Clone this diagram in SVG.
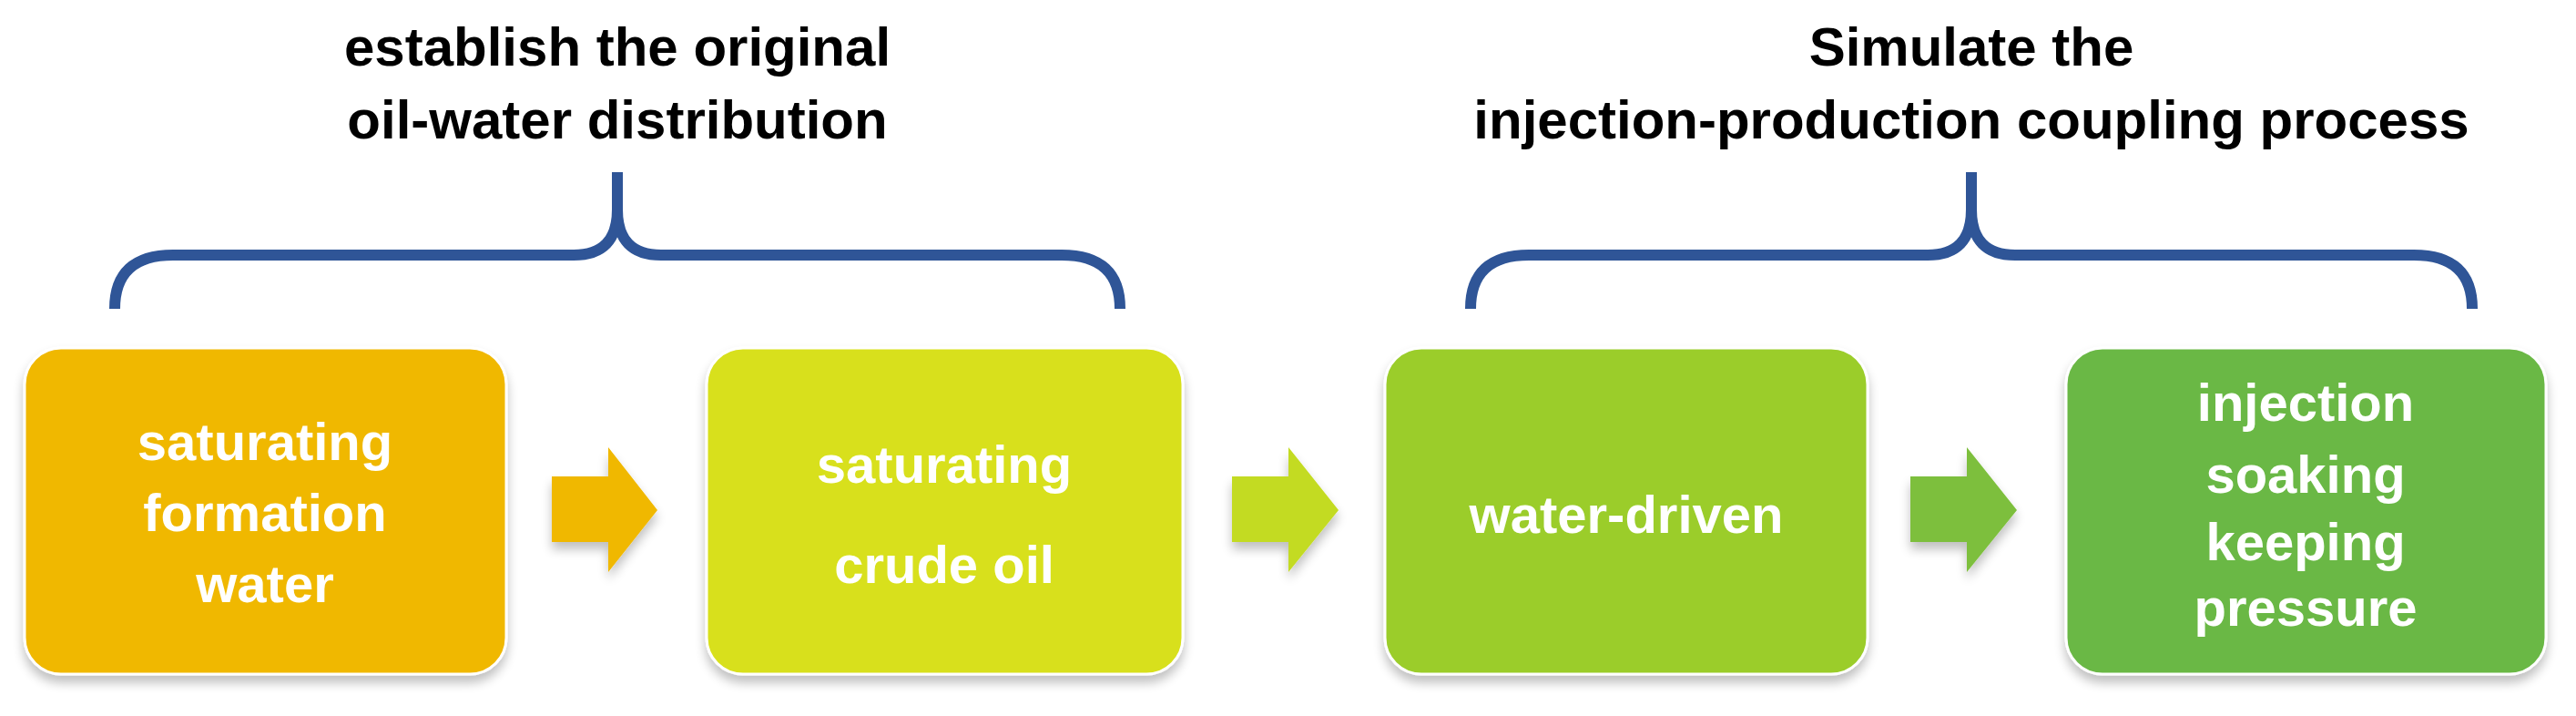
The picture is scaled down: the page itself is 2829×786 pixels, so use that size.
<svg xmlns="http://www.w3.org/2000/svg" width="2829" height="786" viewBox="0 0 2829 786">
<style>
.t{font-family:"Liberation Sans",Arial,sans-serif;font-weight:bold;text-anchor:middle}
.h{font-size:60px;fill:#000}
.n{font-size:58px;fill:#fff}
.br{fill:none;stroke:#2F5597;stroke-width:12;stroke-linecap:butt}
</style>
<defs>
<filter id="sh" x="-10%" y="-10%" width="120%" height="125%">
<feGaussianBlur in="SourceAlpha" stdDeviation="6"/>
<feOffset dy="8"/>
<feComponentTransfer><feFuncA type="linear" slope="0.25"/></feComponentTransfer>
<feMerge><feMergeNode/><feMergeNode in="SourceGraphic"/></feMerge>
</filter>
</defs>
<rect width="2829" height="786" fill="#fff"/>
<g id="title1"><text class="t h" x="678" y="72">establish the original</text><text class="t h" x="678" y="152">oil-water distribution</text></g>
<g id="title2"><text class="t h" x="2165" y="72">Simulate the</text><text class="t h" x="2165" y="152">injection-production coupling process</text></g>
<g id="braces">
<path class="br" d="M126 339 Q126 280 190 280 L630 280 Q678 280 678 230 L678 189 M678 230 Q678 280 726 280 L1166 280 Q1230 280 1230 339"/>
<path class="br" d="M1615 339 Q1615 280 1679 280 L2117 280 Q2165 280 2165 230 L2165 189 M2165 230 Q2165 280 2213 280 L2651 280 Q2715 280 2715 339"/>
</g>
<g id="node1" filter="url(#sh)"><rect x="27" y="382" width="529" height="358" rx="40" fill="#F0B800" stroke="#fff" stroke-width="3"/>
<text class="t n" x="291" y="505">saturating</text><text class="t n" x="291" y="583">formation</text><text class="t n" x="291" y="661">water</text></g>
<g id="node2" filter="url(#sh)"><rect x="776" y="382" width="523" height="358" rx="40" fill="#D8E01A" stroke="#fff" stroke-width="3"/>
<text class="t n" x="1037" y="530">saturating</text><text class="t n" x="1037" y="640">crude oil</text></g>
<g id="node3" filter="url(#sh)"><rect x="1521" y="382" width="530" height="358" rx="40" fill="#9BCD2B" stroke="#fff" stroke-width="3"/>
<text class="t n" x="1786" y="585">water-driven</text></g>
<g id="node4" filter="url(#sh)"><rect x="2269" y="382" width="527" height="358" rx="40" fill="#6BB845" stroke="#fff" stroke-width="3"/>
<text class="t n" x="2532" y="462">injection</text><text class="t n" x="2532" y="541">soaking</text><text class="t n" x="2532" y="615">keeping</text><text class="t n" x="2532" y="687">pressure</text></g>
<g id="connectors" filter="url(#sh)">
<path d="M606 523 L668 523 L668 491 L722 560 L668 628 L668 595 L606 595 Z" fill="#F0B800"/>
<path d="M1353 523 L1415 523 L1415 491 L1470 560 L1415 628 L1415 595 L1353 595 Z" fill="#C3DB22"/>
<path d="M2098 523 L2160 523 L2160 491 L2215 560 L2160 628 L2160 595 L2098 595 Z" fill="#7DBF3C"/>
</g>
</svg>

What is asked ::
Repeat the data exactly, dropping every picture it holds.

The reply ::
Clone this diagram in SVG.
The picture is scaled down: the page itself is 2829×786 pixels, so use that size.
<svg xmlns="http://www.w3.org/2000/svg" width="2829" height="786" viewBox="0 0 2829 786">
<style>
.t{font-family:"Liberation Sans",Arial,sans-serif;font-weight:bold;text-anchor:middle}
.h{font-size:60px;fill:#000}
.n{font-size:58px;fill:#fff}
.br{fill:none;stroke:#2F5597;stroke-width:12;stroke-linecap:butt}
</style>
<defs>
<filter id="sh" x="-10%" y="-10%" width="120%" height="125%">
<feGaussianBlur in="SourceAlpha" stdDeviation="6"/>
<feOffset dy="8"/>
<feComponentTransfer><feFuncA type="linear" slope="0.25"/></feComponentTransfer>
<feMerge><feMergeNode/><feMergeNode in="SourceGraphic"/></feMerge>
</filter>
</defs>
<rect width="2829" height="786" fill="#fff"/>
<g id="title1"><text class="t h" x="678" y="72">establish the original</text><text class="t h" x="678" y="152">oil-water distribution</text></g>
<g id="title2"><text class="t h" x="2165" y="72">Simulate the</text><text class="t h" x="2165" y="152">injection-production coupling process</text></g>
<g id="braces">
<path class="br" d="M126 339 Q126 280 190 280 L630 280 Q678 280 678 230 L678 189 M678 230 Q678 280 726 280 L1166 280 Q1230 280 1230 339"/>
<path class="br" d="M1615 339 Q1615 280 1679 280 L2117 280 Q2165 280 2165 230 L2165 189 M2165 230 Q2165 280 2213 280 L2651 280 Q2715 280 2715 339"/>
</g>
<g id="node1" filter="url(#sh)"><rect x="27" y="382" width="529" height="358" rx="40" fill="#F0B800" stroke="#fff" stroke-width="3"/>
<text class="t n" x="291" y="505">saturating</text><text class="t n" x="291" y="583">formation</text><text class="t n" x="291" y="661">water</text></g>
<g id="node2" filter="url(#sh)"><rect x="776" y="382" width="523" height="358" rx="40" fill="#D8E01A" stroke="#fff" stroke-width="3"/>
<text class="t n" x="1037" y="530">saturating</text><text class="t n" x="1037" y="640">crude oil</text></g>
<g id="node3" filter="url(#sh)"><rect x="1521" y="382" width="530" height="358" rx="40" fill="#9BCD2B" stroke="#fff" stroke-width="3"/>
<text class="t n" x="1786" y="585">water-driven</text></g>
<g id="node4" filter="url(#sh)"><rect x="2269" y="382" width="527" height="358" rx="40" fill="#6BB845" stroke="#fff" stroke-width="3"/>
<text class="t n" x="2532" y="462">injection</text><text class="t n" x="2532" y="541">soaking</text><text class="t n" x="2532" y="615">keeping</text><text class="t n" x="2532" y="687">pressure</text></g>
<g id="connectors" filter="url(#sh)">
<path d="M606 523 L668 523 L668 491 L722 560 L668 628 L668 595 L606 595 Z" fill="#F0B800"/>
<path d="M1353 523 L1415 523 L1415 491 L1470 560 L1415 628 L1415 595 L1353 595 Z" fill="#C3DB22"/>
<path d="M2098 523 L2160 523 L2160 491 L2215 560 L2160 628 L2160 595 L2098 595 Z" fill="#7DBF3C"/>
</g>
</svg>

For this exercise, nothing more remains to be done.